Since then, the Mortgage Bankers Association has trimmed its projections twice, to $775 billion and, as of April 10, to $755 billion. The latest number represents an increase of 17% over volume in a sluggish 1995.
But the mortgage giants have been showing even stronger gains over the relatively weak results of early 1995, and appear to have been adding market share. That suggests volume for the rest of the year will be nearly flat, and that smaller lenders could even trail last year's pace.
What's more, the MBA doesn't see much improvement ahead; it is predicting that 1997 volume will be about the same as this year's.
Is the dream turning into a nightmare? Could be. For some segments of the industry, a disaster scenario is no longer remote. Some relatively small movements in interest rates could make it a reality.
Stuart G. Hoffman, chief economist of PNC Bank, Pittsburgh, is optimistic about mortgage rates, expecting them to stabilize for the rest of this year. But he also points out that some inflationary pressure could be building. "We continue to expect a tightening move by the Fed starting shortly after the presidential election (if not before) and lasting into early 1997."
David Lereah, chief economist at the mortgage trade group, sees things a bit differently. He doubts that the Fed will tighten rates this year, largely because the marketplace has already done its own tightening. He expects mortgage rates to trend downward slightly for the rest of this year.
"I would trim my forecast further if rates showed signs of staying flat for the rest of the year," he adds.
Figures from the trade group show that applications for refinancings have been plunging since February and are now at their lowest point in at least a year. And applications for loans to purchase homes have also fallen below last year's pace.
The application figures are an early indicator of mortgage volume. And they are hardly optimistic. Even Fannie Mae is basing its internal forecasts on flat long-term rates.
If mortgage rates remain flat or continue to creep up and lending volume shrinks further, that could leave all nonbank mortgage companies, other than the largest few, starving for volume for yet another year. And if adjustable-rate loans return to favor, rising thrift volume could pinch these lenders even further.
Consolidation in the industry will certainly continue. The only question is how fast the pace will be.
The first-quarter earnings report from Standard Federal Bancorp., Troy, Mich., makes it clear that the thrift is bucking just about every industry trend.
Of the $1.3 billion in home loans in its pipeline at the end of the quarter, 88% were at fixed rates. A year earlier, 68% were at fixed rates.
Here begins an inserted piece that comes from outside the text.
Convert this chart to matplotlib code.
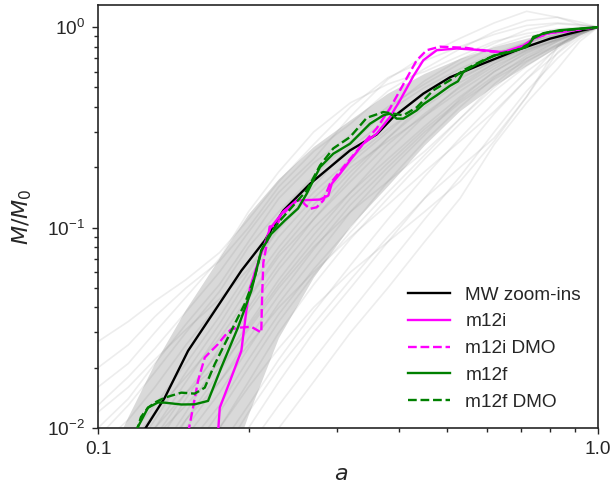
import matplotlib
matplotlib.use("Agg")
import matplotlib.pyplot as plt
from matplotlib.ticker import FixedLocator, NullFormatter, FixedFormatter, LogLocator

plt.rcParams['font.family'] = ['Liberation Sans', 'DejaVu Sans']
plt.rcParams['mathtext.fontset'] = 'dejavusans'

# ---------------- data ----------------
grid_a = [0.1, 0.115, 0.13, 0.15, 0.175, 0.2, 0.23, 0.27, 0.32, 0.38, 0.45, 0.53,
          0.62, 0.72, 0.83, 0.92, 1.0]

band_upper = [0.0054, 0.0113, 0.0209, 0.0388, 0.0699, 0.116, 0.174, 0.252, 0.343,
              0.465, 0.584, 0.695, 0.794, 0.875, 0.944, 0.974, 1.0]
band_lower = [0.0015, 0.0020, 0.0026, 0.0034, 0.0045, 0.0115, 0.028, 0.056, 0.101,
              0.160, 0.256, 0.38, 0.506, 0.639, 0.79, 0.905, 1.0]

halo_histories = [
    [0.027, 0.034, 0.043, 0.055, 0.075, 0.11, 0.17, 0.26, 0.40, 0.56, 0.68, 0.80, 0.92, 1.02, 1.05, 1.03, 1.0],
    [0.020, 0.026, 0.036, 0.050, 0.068, 0.10, 0.16, 0.24, 0.33, 0.48, 0.62, 0.78, 0.95, 1.08, 1.12, 1.06, 1.0],
    [0.016, 0.021, 0.030, 0.045, 0.070, 0.12, 0.19, 0.30, 0.42, 0.52, 0.60, 0.72, 0.85, 0.93, 0.98, 1.0, 1.0],
    [0.013, 0.018, 0.025, 0.038, 0.060, 0.095, 0.15, 0.22, 0.36, 0.55, 0.72, 0.88, 1.05, 1.20, 1.12, 1.03, 1.0],
    [0.010, 0.014, 0.021, 0.033, 0.052, 0.085, 0.14, 0.21, 0.29, 0.40, 0.52, 0.66, 0.80, 0.90, 0.96, 0.99, 1.0],
    [0.009, 0.013, 0.019, 0.030, 0.048, 0.080, 0.12, 0.18, 0.27, 0.38, 0.50, 0.62, 0.74, 0.84, 0.92, 0.97, 1.0],
    [0.012, 0.016, 0.022, 0.031, 0.044, 0.062, 0.10, 0.16, 0.26, 0.39, 0.54, 0.69, 0.83, 0.97, 1.04, 1.02, 1.0],
    [0.008, 0.011, 0.016, 0.026, 0.042, 0.068, 0.11, 0.17, 0.25, 0.35, 0.46, 0.58, 0.71, 0.83, 0.92, 0.97, 1.0],
    [0.006, 0.009, 0.013, 0.021, 0.036, 0.060, 0.098, 0.15, 0.22, 0.31, 0.42, 0.55, 0.68, 0.79, 0.89, 0.96, 1.0],
    [0.005, 0.007, 0.011, 0.019, 0.033, 0.056, 0.090, 0.14, 0.21, 0.30, 0.43, 0.57, 0.72, 0.84, 0.93, 0.98, 1.0],
    [0.004, 0.006, 0.010, 0.017, 0.030, 0.050, 0.080, 0.13, 0.20, 0.27, 0.36, 0.48, 0.62, 0.77, 0.88, 0.95, 1.0],
    [0.006, 0.008, 0.012, 0.018, 0.028, 0.045, 0.075, 0.12, 0.19, 0.28, 0.40, 0.53, 0.66, 0.77, 0.87, 0.95, 1.0],
    [0.003, 0.005, 0.008, 0.014, 0.025, 0.044, 0.072, 0.11, 0.17, 0.26, 0.37, 0.50, 0.64, 0.76, 0.87, 0.94, 1.0],
    [0.004, 0.006, 0.009, 0.015, 0.024, 0.040, 0.066, 0.11, 0.18, 0.28, 0.42, 0.56, 0.68, 0.78, 0.86, 0.94, 1.0],
    [0.003, 0.004, 0.007, 0.012, 0.022, 0.038, 0.062, 0.10, 0.15, 0.22, 0.32, 0.45, 0.60, 0.75, 0.87, 0.95, 1.0],
    [0.005, 0.007, 0.010, 0.015, 0.021, 0.033, 0.055, 0.092, 0.15, 0.24, 0.36, 0.51, 0.66, 0.80, 0.91, 0.97, 1.0],
    [0.002, 0.004, 0.006, 0.011, 0.019, 0.032, 0.052, 0.085, 0.14, 0.21, 0.31, 0.43, 0.57, 0.70, 0.82, 0.93, 1.0],
    [0.003, 0.004, 0.006, 0.010, 0.017, 0.028, 0.046, 0.078, 0.13, 0.20, 0.30, 0.42, 0.55, 0.68, 0.81, 0.92, 1.0],
    [0.002, 0.003, 0.005, 0.009, 0.015, 0.025, 0.042, 0.070, 0.12, 0.19, 0.29, 0.44, 0.60, 0.74, 0.86, 0.95, 1.0],
    [0.002, 0.003, 0.005, 0.008, 0.013, 0.022, 0.037, 0.062, 0.10, 0.17, 0.27, 0.40, 0.56, 0.72, 0.85, 0.94, 1.0],
    [0.002, 0.003, 0.004, 0.007, 0.012, 0.020, 0.034, 0.058, 0.095, 0.15, 0.23, 0.35, 0.50, 0.67, 0.82, 0.93, 1.0],
    [0.001, 0.002, 0.004, 0.006, 0.010, 0.017, 0.030, 0.052, 0.088, 0.14, 0.22, 0.33, 0.48, 0.64, 0.80, 0.92, 1.0],
    [0.001, 0.002, 0.003, 0.005, 0.008, 0.013, 0.022, 0.038, 0.065, 0.11, 0.18, 0.28, 0.42, 0.60, 0.78, 0.92, 1.0],
    [0.001, 0.0015, 0.002, 0.004, 0.006, 0.010, 0.017, 0.030, 0.050, 0.085, 0.14, 0.23, 0.37, 0.55, 0.74, 0.90, 1.0],
    [0.001, 0.0015, 0.002, 0.003, 0.005, 0.008, 0.013, 0.022, 0.038, 0.065, 0.11, 0.18, 0.30, 0.48, 0.70, 0.88, 1.0],
    [0.001, 0.0012, 0.0018, 0.0025, 0.004, 0.006, 0.010, 0.017, 0.030, 0.050, 0.085, 0.14, 0.26, 0.42, 0.62, 0.85, 1.0],
    [0.002, 0.003, 0.004, 0.006, 0.010, 0.016, 0.025, 0.040, 0.060, 0.085, 0.12, 0.17, 0.27, 0.45, 0.80, 0.95, 1.0],
    [0.001, 0.0015, 0.0025, 0.004, 0.007, 0.012, 0.020, 0.033, 0.055, 0.090, 0.14, 0.20, 0.28, 0.45, 0.75, 0.93, 1.0],
    [0.003, 0.005, 0.007, 0.011, 0.017, 0.026, 0.040, 0.060, 0.090, 0.13, 0.19, 0.27, 0.38, 0.55, 0.80, 0.95, 1.0],
    [0.004, 0.006, 0.009, 0.013, 0.020, 0.031, 0.050, 0.080, 0.12, 0.17, 0.24, 0.35, 0.52, 0.70, 0.85, 0.95, 1.0],
]

mw_a = [0.1213, 0.1360, 0.1514, 0.1712, 0.1935, 0.2155, 0.2348, 0.2655, 0.3192, 0.3609,
        0.3896, 0.4473, 0.5058, 0.5895, 0.6877, 0.8017, 0.9345, 1.0]
mw_m = [0.00902, 0.01417, 0.02427, 0.03846, 0.06095, 0.0861, 0.1216, 0.1654, 0.2427, 0.2917,
        0.3561, 0.4660, 0.5623, 0.6584, 0.7674, 0.8760, 0.9661, 1.0]

m12i_a = [0.1738, 0.1752, 0.1837, 0.1935, 0.1980, 0.2014, 0.2070, 0.2121, 0.2208, 0.2348,
          0.2497, 0.2780, 0.2888, 0.2934, 0.3048, 0.3192, 0.3393, 0.3609, 0.3837, 0.4018,
          0.4271, 0.4473, 0.4759, 0.5218, 0.5895, 0.6464, 0.7088, 0.7422, 0.8017, 0.8660,
          0.9345, 1.0]
m12i_m = [0.00944, 0.01263, 0.01718, 0.02427, 0.03846, 0.05012, 0.06237, 0.07413, 0.09886, 0.1202,
          0.1365, 0.1380, 0.1445, 0.1654, 0.1856, 0.2163, 0.2621, 0.2940, 0.3561, 0.4315,
          0.5689, 0.6839, 0.7674, 0.7826, 0.7674, 0.7499, 0.8085, 0.8760, 0.9386, 0.9550,
          0.9829, 1.0]

m12i_dmo_a = [0.1514, 0.1549, 0.1585, 0.1635, 0.1660, 0.1738, 0.1792, 0.1848, 0.1935, 0.2026,
              0.2121, 0.2128, 0.2141, 0.2173, 0.2205, 0.2273, 0.2348, 0.2497, 0.2535, 0.2594,
              0.2655, 0.2737, 0.2822, 0.2911, 0.3095, 0.3342, 0.3609, 0.3837, 0.4018, 0.4143,
              0.4340, 0.4544, 0.4831, 0.5463, 0.5988, 0.6368, 0.6771, 0.7201, 0.7540, 0.8017,
              0.8660, 1.0]
m12i_dmo_m = [0.00944, 0.01263, 0.01718, 0.02246, 0.02336, 0.02621, 0.02884, 0.03115, 0.03173, 0.03199,
              0.02995, 0.04315, 0.06683, 0.08128, 0.1012, 0.1023, 0.1175, 0.1365, 0.1396, 0.1303,
              0.1240, 0.1263, 0.1365, 0.1654, 0.2002, 0.2520, 0.3126, 0.3936, 0.4842, 0.5559,
              0.6839, 0.7674, 0.7992, 0.7880, 0.7586, 0.7499, 0.7674, 0.8222, 0.8861, 0.9333,
              0.9550, 1.0]

m12f_a = [0.1184, 0.1259, 0.1318, 0.1360, 0.1468, 0.1561, 0.1660, 0.1764, 0.1905, 0.2026,
          0.2121, 0.2221, 0.2363, 0.2512, 0.2614, 0.2695, 0.2780, 0.2955, 0.3192, 0.3499,
          0.3721, 0.3837, 0.3957, 0.4079, 0.4340, 0.4473, 0.4759, 0.5058, 0.5248, 0.5378,
          0.5719, 0.6177, 0.6668, 0.7201, 0.7422, 0.7777, 0.8395, 1.0]
m12f_m = [0.00944, 0.01263, 0.01341, 0.01338, 0.01310, 0.01313, 0.01365, 0.02002, 0.03173, 0.04842,
          0.07674, 0.09300, 0.1084, 0.1245, 0.1474, 0.1718, 0.2002, 0.2336, 0.2621, 0.3299,
          0.3631, 0.3703, 0.3496, 0.3496, 0.3846, 0.4121, 0.4571, 0.5099, 0.5370, 0.5975,
          0.6531, 0.7203, 0.7525, 0.7970, 0.8780, 0.9333, 0.9661, 1.0]

m12f_dmo_a = [0.1191, 0.1219, 0.1259, 0.1306, 0.1360, 0.1468, 0.1561, 0.1635, 0.1712, 0.1848,
              0.1965, 0.2058, 0.2121, 0.2188, 0.2312, 0.2458, 0.2614, 0.2780, 0.2955, 0.3192,
              0.3447, 0.3721, 0.3896, 0.4079, 0.4340, 0.4684, 0.5058, 0.5378, 0.5895, 0.6368,
              0.6877, 0.7311, 0.7422, 0.8017, 1.0]
m12f_dmo_m = [0.00944, 0.01135, 0.01263, 0.01349, 0.01417, 0.01501, 0.01484, 0.01590, 0.02082, 0.03055,
              0.04154, 0.05642, 0.07674, 0.09016, 0.1084, 0.1288, 0.1531, 0.2042, 0.2483, 0.2828,
              0.3528, 0.3771, 0.3703, 0.3631, 0.3981, 0.4842, 0.5433, 0.6095, 0.6839, 0.7389,
              0.7674, 0.8288, 0.8944, 0.9473, 1.0]

x_ticks = [0.1, 1.0]
x_tick_labels = ['0.1', '1.0']

# ---------------- plot ----------------
ink = '#262626'
fig = plt.figure(figsize=(6.13, 4.84), dpi=100)
ax = fig.add_axes([98 / 613, 1 - 428 / 484, 500 / 613, 423 / 484])

ax.fill_between(grid_a, band_lower, band_upper, color='#d9d9d9', lw=0, zorder=1)
for h in halo_histories:
    ax.plot(grid_a, h, color='0.5', alpha=0.14, lw=1.2, zorder=2)

ax.plot(mw_a, mw_m, color='black', lw=1.7, label='MW zoom-ins', zorder=5)
ax.plot(m12i_a, m12i_m, color='magenta', lw=1.7, label='m12i', zorder=5)
ax.plot(m12i_dmo_a, m12i_dmo_m, color='magenta', lw=1.7, ls='--', label='m12i DMO', zorder=5)
ax.plot(m12f_a, m12f_m, color='green', lw=1.7, label='m12f', zorder=5)
ax.plot(m12f_dmo_a, m12f_dmo_m, color='green', lw=1.7, ls='--', label='m12f DMO', zorder=5)

ax.set_xscale('log')
ax.set_yscale('log')
ax.set_xlim(0.1, 1.0)
ax.set_ylim(0.01, 1.29)

ax.xaxis.set_major_locator(FixedLocator(x_ticks))
ax.xaxis.set_major_formatter(FixedFormatter(x_tick_labels))
ax.xaxis.set_minor_locator(FixedLocator([0.2, 0.3, 0.4, 0.5, 0.6, 0.7, 0.8, 0.9]))
ax.xaxis.set_minor_formatter(NullFormatter())
ax.yaxis.set_major_locator(LogLocator(base=10))
ax.yaxis.set_minor_locator(LogLocator(base=10, subs=range(2, 10)))
ax.yaxis.set_minor_formatter(NullFormatter())

ax.tick_params(which='both', direction='out', color=ink, labelcolor=ink, labelsize=13.7, width=1.0)
ax.tick_params(which='major', length=4.5, pad=5)
ax.tick_params(which='minor', length=3.2)
for s in ax.spines.values():
    s.set_color(ink)
    s.set_linewidth(1.2)

ax.set_xlabel('$a$', fontsize=16, color=ink)
ax.xaxis.set_label_coords(0.486, -0.085)
ax.set_ylabel('$M/M_0$', fontsize=16, color=ink)
ax.yaxis.set_label_coords(-0.128, 0.5)

leg = ax.legend(loc='lower right', fontsize=13.7, frameon=True, framealpha=1.0,
                edgecolor='none', facecolor='white', handlelength=2.2,
                handletextpad=0.8, labelspacing=0.5, borderaxespad=0.5)
for t in leg.get_texts():
    t.set_color(ink)

fig.savefig('out.png', dpi=100)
In actual fundings, the 30-year fixed-rate model dominated with 41% of volume, against just 16% a year earlier.
Perhaps even more telling, its assets grew by 8.3% since the period a year earlier, while most of the larger thrifts were growing slowly or shrinking assets. None of the assets are in consumer finance, a business that has become a favorite with other thrifts.
The thrift has been selling almost all of its fixed-rate loans and even some of its adjustables, according to Joseph Krul, chief financial officer. It led all thrifts in sales of long-term loans to Fannie Mae and to Freddie Mac in the first quarter, and was No. 7 among all lenders at both agencies.